Posted February. 03, 2005 22:56,   

한국어

Imagine there are five judges. You check their performance grades and find out there is only one judge who got an A. The rest all got a B, C, D, or F. As a client, you would like the one who got an A, if possible, to take your case. Yet, without luck, the one who got the lowest grade gets assigned to take your case. You try to console yourself by thinking, “They are all equally qualified judges. I doubt it will work against me…” However, you are not completely relieved. You cannot help thinking, “Wouldn’t it have been better if the one who got an A took my case…?”

This may happen to those who go to court to stand trial because performance evaluations of judges have been made public for the first time. To be sure, you cannot access the grades of the judge who judges your case unless he or she lets you know them, as they will not be published. Your worry may be unwarranted, as the grade your judge got does not necessarily represent his or her competency at work. All the same, it clearly predicts what significant changes judges’ evaluations will bring about to the courts.

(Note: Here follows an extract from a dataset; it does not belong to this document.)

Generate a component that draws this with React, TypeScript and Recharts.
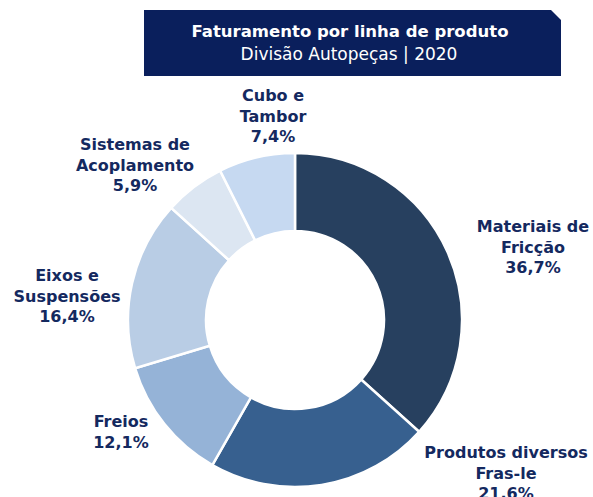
import { PieChart, Pie, Cell } from 'recharts'

const categories = [
  ['Materiais de', 'Fricção'],
  ['Produtos diversos', 'Fras-le'],
  ['Freios'],
  ['Eixos e', 'Suspensões'],
  ['Sistemas de', 'Acoplamento'],
  ['Cubo e', 'Tambor'],
]
const shares = [36.7, 21.6, 12.1, 16.4, 5.9, 7.4]
const shareLabels = ['36,7%', '21,6%', '12,1%', '16,4%', '5,9%', '7,4%']

const colors = ['#27405f', '#37608f', '#95b3d7', '#b9cde5', '#dce6f2', '#c6d9f1']
const labelColor = '#14295f'
const navy = '#0a1f5c'
const font = '"DejaVu Sans", sans-serif'

// label anchor (text centre x, first baseline y) relative to pie centre
const labelOffsets = [
  [238, -88],
  [211, 138],
  [-174, 107],
  [-228, -39],
  [-160, -170],
  [-22, -219],
]

const CX = 295
const CY = 320

const data = shares.map((value, i) => ({ name: categories[i].join(' '), value }))

function renderLabel(props: any) {
  const { index, cx, cy } = props
  const [dx, dy] = labelOffsets[index]
  const lines = [...categories[index], shareLabels[index]]
  const x = cx + dx
  return (
    <text
      key={`lbl-${index}`}
      x={x}
      y={cy + dy}
      textAnchor="middle"
      fill={labelColor}
      fontFamily={font}
      fontWeight={700}
      fontSize={16}
    >
      {lines.map((l, j) => (
        <tspan key={j} x={x} dy={j === 0 ? 0 : 20.7}>
          {l}
        </tspan>
      ))}
    </text>
  )
}

export default function App() {
  return (
    <div style={{ position: 'absolute', left: 0, top: 0, width: 593, height: 497, background: '#fff', overflow: 'hidden' }}>
      <svg width={593} height={497} style={{ position: 'absolute', left: 0, top: 0 }}>
        <polygon points="144,10 551,10 561,20 561,76 144,76" fill={navy} />
        <text x={350} y={37} textAnchor="middle" fill="#fff" fontFamily={font} fontWeight={700} fontSize={16.5}>
          Faturamento por linha de produto
        </text>
        <text x={349} y={60} textAnchor="middle" fill="#fff" fontFamily={font} fontSize={17}>
          Divisão Autopeças | 2020
        </text>
      </svg>
      <PieChart
        width={593}
        height={497}
        margin={{ top: 0, right: 0, bottom: 0, left: 0 }}
        style={{ position: 'absolute', left: 0, top: 0 }}
      >
        <Pie
          data={data}
          dataKey="value"
          cx={CX}
          cy={CY}
          innerRadius={89}
          outerRadius={167}
          startAngle={90}
          endAngle={-270}
          stroke="#fff"
          strokeWidth={2.5}
          label={renderLabel}
          labelLine={false}
          isAnimationActive={false}
        >
          {data.map((d, i) => (
            <Cell key={d.name} fill={colors[i]} />
          ))}
        </Pie>
      </PieChart>
    </div>
  )
}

The idea of grading judges based on their performance was floated in accordance with the judges’ performance evaluation system introduced to deal with the current unfair appointment system under which any judge, however competent he or she may be, had to retain unimportant positions and was not promoted if they had done poorly on the bar test and at the Judicial Research and Training Center. The adverse effects of the present system were such that some would say, as if making a mockery of themselves, “As for us judges, when climbing mountains, we go in the order of rank.” If the new system is successful, competent judges will get to have more chances at work, as the appointment system will be based on judges’ performance.

But there are some who object to the new plan. Behind their disapproval is their projection that it would greatly compromise the independence of judges, for they may become more susceptible to unscrupulous favors and outside pressure once they start trying to win the hearts of their superiors to get a good evaluation. Some others also warn, “The new system will degrade judges by making them preoccupied with grades,” or “It will do good to only those who are subtle enough.” It does not follow that courts should be the last place where changes occur, yet the basic principle that “Judges should try cases by the law and conscience” will hopefully remain firmly intact in any case.